Hayden has been an ardent defender of the U.S. intelligence community since former NSA contractor Edward Snowden leaked details of the agency’s massive spy operations earlier this summer.
Snowden revealed that the agency splices directly into fibre optic Internet cables, broke encryption schemes, brokered deals with major telecom companies for customer data, and, perhaps most infamously, obtained secret warrants for personal user information from Silicon Valley’s largest companies.
The later program, known as PRISM, harvests user data from Google, Facebook and other tech giants. In defense of this apparent breach of U.S. citizens’ rights to privacy, Hayden stated that Gmail—Google’s free email service—is the “preferred” email of “terrorists worldwide.”

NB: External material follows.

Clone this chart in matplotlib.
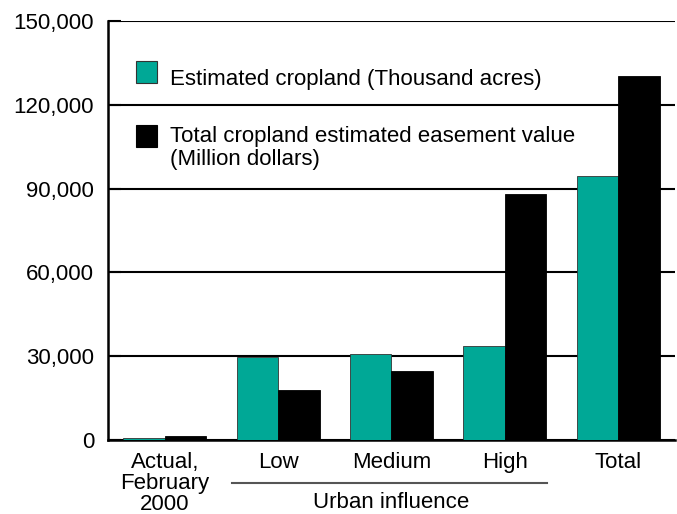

“I don’t think you’re going to see that in a Google commercial, but it’s free, it’s ubiquitous, so of course it is,” Hayden added.
According to the Washington Post, Hayden went on to claim that the “militarization” of the Internet by the NSA was justifiable in part because the U.S. had such a large role in its inception and development. Apparently he argued that the U.S. might one day be remembered for the Internet “the way the Romans are remembered for their roads.”
“We built it here, and it was quintessentially American,” Hayden said.